* [DATA PROVIDED]
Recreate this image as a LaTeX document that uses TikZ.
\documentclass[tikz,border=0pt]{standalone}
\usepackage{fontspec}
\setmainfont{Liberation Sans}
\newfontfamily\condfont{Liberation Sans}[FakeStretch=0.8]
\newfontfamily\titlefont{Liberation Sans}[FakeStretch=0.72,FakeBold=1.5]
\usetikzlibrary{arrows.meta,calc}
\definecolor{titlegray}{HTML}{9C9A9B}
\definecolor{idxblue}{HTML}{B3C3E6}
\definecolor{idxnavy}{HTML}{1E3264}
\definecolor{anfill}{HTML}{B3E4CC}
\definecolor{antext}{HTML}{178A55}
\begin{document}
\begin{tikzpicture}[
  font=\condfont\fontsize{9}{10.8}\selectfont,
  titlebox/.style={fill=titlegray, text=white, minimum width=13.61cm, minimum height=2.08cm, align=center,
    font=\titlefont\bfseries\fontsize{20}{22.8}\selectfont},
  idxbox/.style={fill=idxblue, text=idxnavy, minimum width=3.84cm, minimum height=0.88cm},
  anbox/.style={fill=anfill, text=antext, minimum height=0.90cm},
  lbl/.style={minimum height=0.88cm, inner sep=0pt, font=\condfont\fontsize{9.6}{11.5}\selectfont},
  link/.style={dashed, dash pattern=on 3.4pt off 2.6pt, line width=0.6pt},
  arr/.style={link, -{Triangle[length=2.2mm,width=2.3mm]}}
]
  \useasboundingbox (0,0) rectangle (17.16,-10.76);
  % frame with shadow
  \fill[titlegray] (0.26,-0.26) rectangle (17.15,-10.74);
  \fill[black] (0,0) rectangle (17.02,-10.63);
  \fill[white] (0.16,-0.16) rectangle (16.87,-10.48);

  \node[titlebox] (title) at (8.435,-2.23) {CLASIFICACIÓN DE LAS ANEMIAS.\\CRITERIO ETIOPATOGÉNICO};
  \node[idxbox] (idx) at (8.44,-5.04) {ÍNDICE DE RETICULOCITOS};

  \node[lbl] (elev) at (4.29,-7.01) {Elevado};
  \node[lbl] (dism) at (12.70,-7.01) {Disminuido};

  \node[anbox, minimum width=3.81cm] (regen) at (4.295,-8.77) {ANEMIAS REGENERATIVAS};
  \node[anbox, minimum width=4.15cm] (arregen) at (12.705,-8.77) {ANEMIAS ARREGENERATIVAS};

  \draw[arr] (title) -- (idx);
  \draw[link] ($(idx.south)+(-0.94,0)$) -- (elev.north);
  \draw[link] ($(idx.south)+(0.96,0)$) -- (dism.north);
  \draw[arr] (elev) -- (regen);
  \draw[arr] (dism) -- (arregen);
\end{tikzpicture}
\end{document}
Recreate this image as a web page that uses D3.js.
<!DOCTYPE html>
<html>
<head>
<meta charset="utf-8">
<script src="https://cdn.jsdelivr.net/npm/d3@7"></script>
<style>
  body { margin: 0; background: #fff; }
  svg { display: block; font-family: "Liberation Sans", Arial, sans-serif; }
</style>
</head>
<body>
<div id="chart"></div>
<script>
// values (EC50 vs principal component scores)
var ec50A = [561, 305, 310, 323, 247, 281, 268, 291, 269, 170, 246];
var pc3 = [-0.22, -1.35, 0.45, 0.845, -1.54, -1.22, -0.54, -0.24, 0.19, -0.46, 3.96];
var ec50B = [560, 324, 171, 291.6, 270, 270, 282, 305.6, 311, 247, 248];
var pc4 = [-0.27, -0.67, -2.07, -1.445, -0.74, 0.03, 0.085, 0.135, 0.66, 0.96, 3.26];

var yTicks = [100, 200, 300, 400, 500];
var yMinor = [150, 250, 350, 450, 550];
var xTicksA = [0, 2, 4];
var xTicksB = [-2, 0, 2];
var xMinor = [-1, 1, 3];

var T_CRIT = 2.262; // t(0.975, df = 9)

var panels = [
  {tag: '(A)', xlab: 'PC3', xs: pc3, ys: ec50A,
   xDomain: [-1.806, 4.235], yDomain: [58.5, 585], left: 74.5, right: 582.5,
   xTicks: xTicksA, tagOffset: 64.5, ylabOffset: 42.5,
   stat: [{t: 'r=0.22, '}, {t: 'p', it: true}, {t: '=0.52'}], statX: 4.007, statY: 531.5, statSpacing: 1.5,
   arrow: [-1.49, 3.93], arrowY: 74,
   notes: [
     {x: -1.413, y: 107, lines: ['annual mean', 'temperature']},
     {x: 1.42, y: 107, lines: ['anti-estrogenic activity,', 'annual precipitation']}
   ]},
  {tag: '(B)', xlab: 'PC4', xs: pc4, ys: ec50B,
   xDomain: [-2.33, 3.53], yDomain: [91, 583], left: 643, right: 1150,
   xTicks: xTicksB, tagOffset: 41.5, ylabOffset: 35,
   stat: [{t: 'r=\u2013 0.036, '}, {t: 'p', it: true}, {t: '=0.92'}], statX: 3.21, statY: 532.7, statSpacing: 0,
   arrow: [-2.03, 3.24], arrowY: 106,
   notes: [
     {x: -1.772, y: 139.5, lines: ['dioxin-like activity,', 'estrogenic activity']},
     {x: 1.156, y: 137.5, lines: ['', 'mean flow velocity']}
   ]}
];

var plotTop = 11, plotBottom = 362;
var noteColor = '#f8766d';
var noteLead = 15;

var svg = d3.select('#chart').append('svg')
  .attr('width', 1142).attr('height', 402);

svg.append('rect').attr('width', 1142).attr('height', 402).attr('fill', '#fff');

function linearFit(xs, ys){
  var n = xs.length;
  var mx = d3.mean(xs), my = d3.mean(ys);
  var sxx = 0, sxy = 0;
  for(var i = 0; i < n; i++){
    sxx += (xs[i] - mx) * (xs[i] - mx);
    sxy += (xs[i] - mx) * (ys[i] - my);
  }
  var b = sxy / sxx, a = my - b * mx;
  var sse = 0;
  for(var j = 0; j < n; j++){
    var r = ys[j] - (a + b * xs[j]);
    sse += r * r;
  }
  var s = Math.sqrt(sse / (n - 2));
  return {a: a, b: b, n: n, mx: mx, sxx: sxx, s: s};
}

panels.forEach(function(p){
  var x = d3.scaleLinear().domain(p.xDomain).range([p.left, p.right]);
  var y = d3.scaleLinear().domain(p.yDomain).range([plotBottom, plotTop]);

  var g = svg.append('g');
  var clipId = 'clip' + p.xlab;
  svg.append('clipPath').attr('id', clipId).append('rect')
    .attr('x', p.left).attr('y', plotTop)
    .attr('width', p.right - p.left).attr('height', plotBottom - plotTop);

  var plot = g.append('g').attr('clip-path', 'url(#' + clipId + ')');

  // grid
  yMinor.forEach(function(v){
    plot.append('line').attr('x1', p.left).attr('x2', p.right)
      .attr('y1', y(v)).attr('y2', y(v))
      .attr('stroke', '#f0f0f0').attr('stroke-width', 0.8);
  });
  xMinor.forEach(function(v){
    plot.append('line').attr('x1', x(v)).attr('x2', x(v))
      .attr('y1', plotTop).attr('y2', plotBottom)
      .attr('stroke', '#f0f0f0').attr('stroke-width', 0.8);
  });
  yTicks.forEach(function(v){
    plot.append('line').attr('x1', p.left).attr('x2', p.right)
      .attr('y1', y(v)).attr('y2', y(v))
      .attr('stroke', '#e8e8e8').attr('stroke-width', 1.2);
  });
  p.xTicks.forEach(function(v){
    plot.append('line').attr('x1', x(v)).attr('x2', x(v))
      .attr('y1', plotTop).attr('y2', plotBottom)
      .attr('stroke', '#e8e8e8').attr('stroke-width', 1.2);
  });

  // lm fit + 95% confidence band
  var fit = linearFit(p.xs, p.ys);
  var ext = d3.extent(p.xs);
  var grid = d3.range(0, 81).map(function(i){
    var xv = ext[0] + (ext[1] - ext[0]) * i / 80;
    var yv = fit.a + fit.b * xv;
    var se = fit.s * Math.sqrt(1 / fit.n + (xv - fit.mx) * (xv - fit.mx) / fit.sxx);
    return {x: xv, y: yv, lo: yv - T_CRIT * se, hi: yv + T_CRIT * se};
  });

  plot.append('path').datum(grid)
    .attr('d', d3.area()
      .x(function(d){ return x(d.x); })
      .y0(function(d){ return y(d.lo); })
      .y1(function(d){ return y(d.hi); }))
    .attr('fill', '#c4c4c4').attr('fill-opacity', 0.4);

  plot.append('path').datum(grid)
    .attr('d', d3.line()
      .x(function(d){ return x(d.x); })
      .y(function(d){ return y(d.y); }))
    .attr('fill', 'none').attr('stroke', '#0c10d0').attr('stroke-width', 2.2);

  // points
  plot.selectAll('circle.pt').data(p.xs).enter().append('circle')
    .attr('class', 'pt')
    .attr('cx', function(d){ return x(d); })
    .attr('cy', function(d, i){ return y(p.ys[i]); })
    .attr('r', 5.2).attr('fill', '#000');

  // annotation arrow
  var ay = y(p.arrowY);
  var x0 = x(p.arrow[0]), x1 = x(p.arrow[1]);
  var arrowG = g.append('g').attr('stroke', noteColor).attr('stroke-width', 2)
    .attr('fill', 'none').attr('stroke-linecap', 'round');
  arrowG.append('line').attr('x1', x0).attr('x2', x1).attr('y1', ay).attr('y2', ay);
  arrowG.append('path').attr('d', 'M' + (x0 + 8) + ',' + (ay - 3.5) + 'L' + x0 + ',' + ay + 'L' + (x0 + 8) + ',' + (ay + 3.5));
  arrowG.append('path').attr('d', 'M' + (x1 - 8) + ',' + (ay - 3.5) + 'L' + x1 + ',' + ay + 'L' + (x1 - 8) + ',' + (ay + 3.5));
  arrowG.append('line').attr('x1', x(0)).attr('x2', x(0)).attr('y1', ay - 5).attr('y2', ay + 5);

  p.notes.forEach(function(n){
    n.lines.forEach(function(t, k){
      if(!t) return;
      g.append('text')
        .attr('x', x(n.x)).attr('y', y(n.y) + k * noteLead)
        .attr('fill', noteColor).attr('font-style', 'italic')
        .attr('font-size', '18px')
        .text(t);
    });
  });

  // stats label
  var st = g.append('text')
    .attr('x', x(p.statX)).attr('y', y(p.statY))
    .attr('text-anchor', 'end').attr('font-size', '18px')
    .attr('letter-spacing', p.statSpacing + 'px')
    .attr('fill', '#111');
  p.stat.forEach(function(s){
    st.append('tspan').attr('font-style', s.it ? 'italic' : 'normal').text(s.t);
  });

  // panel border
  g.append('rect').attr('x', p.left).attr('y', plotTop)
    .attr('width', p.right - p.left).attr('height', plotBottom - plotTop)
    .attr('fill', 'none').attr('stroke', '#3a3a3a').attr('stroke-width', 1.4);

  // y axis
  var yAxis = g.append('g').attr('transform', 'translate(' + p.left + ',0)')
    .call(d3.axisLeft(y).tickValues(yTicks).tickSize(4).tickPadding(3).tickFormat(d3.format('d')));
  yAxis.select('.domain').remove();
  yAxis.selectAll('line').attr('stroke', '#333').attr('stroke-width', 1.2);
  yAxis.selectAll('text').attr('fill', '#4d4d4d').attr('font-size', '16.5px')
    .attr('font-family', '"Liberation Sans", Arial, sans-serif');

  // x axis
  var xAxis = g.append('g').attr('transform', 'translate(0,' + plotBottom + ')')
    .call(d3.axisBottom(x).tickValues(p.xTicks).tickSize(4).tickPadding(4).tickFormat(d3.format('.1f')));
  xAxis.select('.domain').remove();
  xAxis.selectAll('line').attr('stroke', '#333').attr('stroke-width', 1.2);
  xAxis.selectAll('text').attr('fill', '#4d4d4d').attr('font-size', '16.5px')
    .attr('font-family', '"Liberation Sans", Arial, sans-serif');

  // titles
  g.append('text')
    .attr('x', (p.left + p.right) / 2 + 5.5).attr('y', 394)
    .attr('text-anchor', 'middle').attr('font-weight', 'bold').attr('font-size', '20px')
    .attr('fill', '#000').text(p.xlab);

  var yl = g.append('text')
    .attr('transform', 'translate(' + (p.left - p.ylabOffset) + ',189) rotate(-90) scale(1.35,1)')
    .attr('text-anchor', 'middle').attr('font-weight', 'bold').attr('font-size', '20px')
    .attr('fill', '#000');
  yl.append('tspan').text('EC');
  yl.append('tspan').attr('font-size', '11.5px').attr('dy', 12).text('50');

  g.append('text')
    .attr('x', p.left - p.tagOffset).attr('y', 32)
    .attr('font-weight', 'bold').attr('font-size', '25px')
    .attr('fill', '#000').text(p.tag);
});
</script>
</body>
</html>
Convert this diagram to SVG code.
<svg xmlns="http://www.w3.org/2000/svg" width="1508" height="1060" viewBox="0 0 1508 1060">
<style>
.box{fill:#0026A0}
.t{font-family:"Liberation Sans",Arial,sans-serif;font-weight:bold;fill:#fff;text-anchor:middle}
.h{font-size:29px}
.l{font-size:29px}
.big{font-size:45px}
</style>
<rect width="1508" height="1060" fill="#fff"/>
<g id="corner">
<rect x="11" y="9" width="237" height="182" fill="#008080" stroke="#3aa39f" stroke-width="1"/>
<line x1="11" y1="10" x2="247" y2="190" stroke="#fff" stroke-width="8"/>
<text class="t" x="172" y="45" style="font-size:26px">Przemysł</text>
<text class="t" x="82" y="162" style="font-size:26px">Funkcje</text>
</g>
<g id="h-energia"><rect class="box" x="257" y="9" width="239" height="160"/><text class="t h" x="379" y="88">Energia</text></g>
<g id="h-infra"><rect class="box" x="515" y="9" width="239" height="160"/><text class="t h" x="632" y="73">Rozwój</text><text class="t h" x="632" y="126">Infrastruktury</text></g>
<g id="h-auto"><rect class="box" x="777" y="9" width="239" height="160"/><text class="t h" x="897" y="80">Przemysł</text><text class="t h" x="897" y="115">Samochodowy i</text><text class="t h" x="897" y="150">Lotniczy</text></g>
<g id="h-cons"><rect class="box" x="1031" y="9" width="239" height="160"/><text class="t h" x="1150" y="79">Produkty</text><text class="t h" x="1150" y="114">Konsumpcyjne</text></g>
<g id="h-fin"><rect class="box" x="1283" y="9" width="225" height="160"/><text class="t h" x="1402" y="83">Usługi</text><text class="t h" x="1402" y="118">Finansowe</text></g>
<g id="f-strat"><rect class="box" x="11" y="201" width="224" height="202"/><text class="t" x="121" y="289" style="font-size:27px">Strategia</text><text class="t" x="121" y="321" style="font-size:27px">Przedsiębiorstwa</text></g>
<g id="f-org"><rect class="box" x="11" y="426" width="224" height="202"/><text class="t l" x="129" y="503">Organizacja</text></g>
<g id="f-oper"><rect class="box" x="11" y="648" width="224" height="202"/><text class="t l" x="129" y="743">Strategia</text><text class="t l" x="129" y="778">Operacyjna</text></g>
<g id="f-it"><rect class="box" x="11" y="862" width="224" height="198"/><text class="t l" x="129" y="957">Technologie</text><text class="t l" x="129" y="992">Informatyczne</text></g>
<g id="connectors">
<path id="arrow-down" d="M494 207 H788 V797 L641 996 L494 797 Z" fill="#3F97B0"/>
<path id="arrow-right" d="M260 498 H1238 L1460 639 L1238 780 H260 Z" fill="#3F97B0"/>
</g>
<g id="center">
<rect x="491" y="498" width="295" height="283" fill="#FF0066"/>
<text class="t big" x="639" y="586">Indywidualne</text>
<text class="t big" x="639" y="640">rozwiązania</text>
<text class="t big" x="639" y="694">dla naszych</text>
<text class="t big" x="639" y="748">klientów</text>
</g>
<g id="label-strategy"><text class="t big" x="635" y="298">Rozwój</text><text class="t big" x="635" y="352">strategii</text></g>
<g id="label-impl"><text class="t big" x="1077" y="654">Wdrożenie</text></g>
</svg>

* [TASK DETAILS]
Emit, unaltered, the lines from the top of the listing down through the line that holds "(0.16,-0.16) rectangle (16.87,-10.48);"; emit nothing else.

* [REPLY TO THE EXERCISE]
Recreate this image as a LaTeX document that uses TikZ.
\documentclass[tikz,border=0pt]{standalone}
\usepackage{fontspec}
\setmainfont{Liberation Sans}
\newfontfamily\condfont{Liberation Sans}[FakeStretch=0.8]
\newfontfamily\titlefont{Liberation Sans}[FakeStretch=0.72,FakeBold=1.5]
\usetikzlibrary{arrows.meta,calc}
\definecolor{titlegray}{HTML}{9C9A9B}
\definecolor{idxblue}{HTML}{B3C3E6}
\definecolor{idxnavy}{HTML}{1E3264}
\definecolor{anfill}{HTML}{B3E4CC}
\definecolor{antext}{HTML}{178A55}
\begin{document}
\begin{tikzpicture}[
  font=\condfont\fontsize{9}{10.8}\selectfont,
  titlebox/.style={fill=titlegray, text=white, minimum width=13.61cm, minimum height=2.08cm, align=center,
    font=\titlefont\bfseries\fontsize{20}{22.8}\selectfont},
  idxbox/.style={fill=idxblue, text=idxnavy, minimum width=3.84cm, minimum height=0.88cm},
  anbox/.style={fill=anfill, text=antext, minimum height=0.90cm},
  lbl/.style={minimum height=0.88cm, inner sep=0pt, font=\condfont\fontsize{9.6}{11.5}\selectfont},
  link/.style={dashed, dash pattern=on 3.4pt off 2.6pt, line width=0.6pt},
  arr/.style={link, -{Triangle[length=2.2mm,width=2.3mm]}}
]
  \useasboundingbox (0,0) rectangle (17.16,-10.76);
  % frame with shadow
  \fill[titlegray] (0.26,-0.26) rectangle (17.15,-10.74);
  \fill[black] (0,0) rectangle (17.02,-10.63);
  \fill[white] (0.16,-0.16) rectangle (16.87,-10.48);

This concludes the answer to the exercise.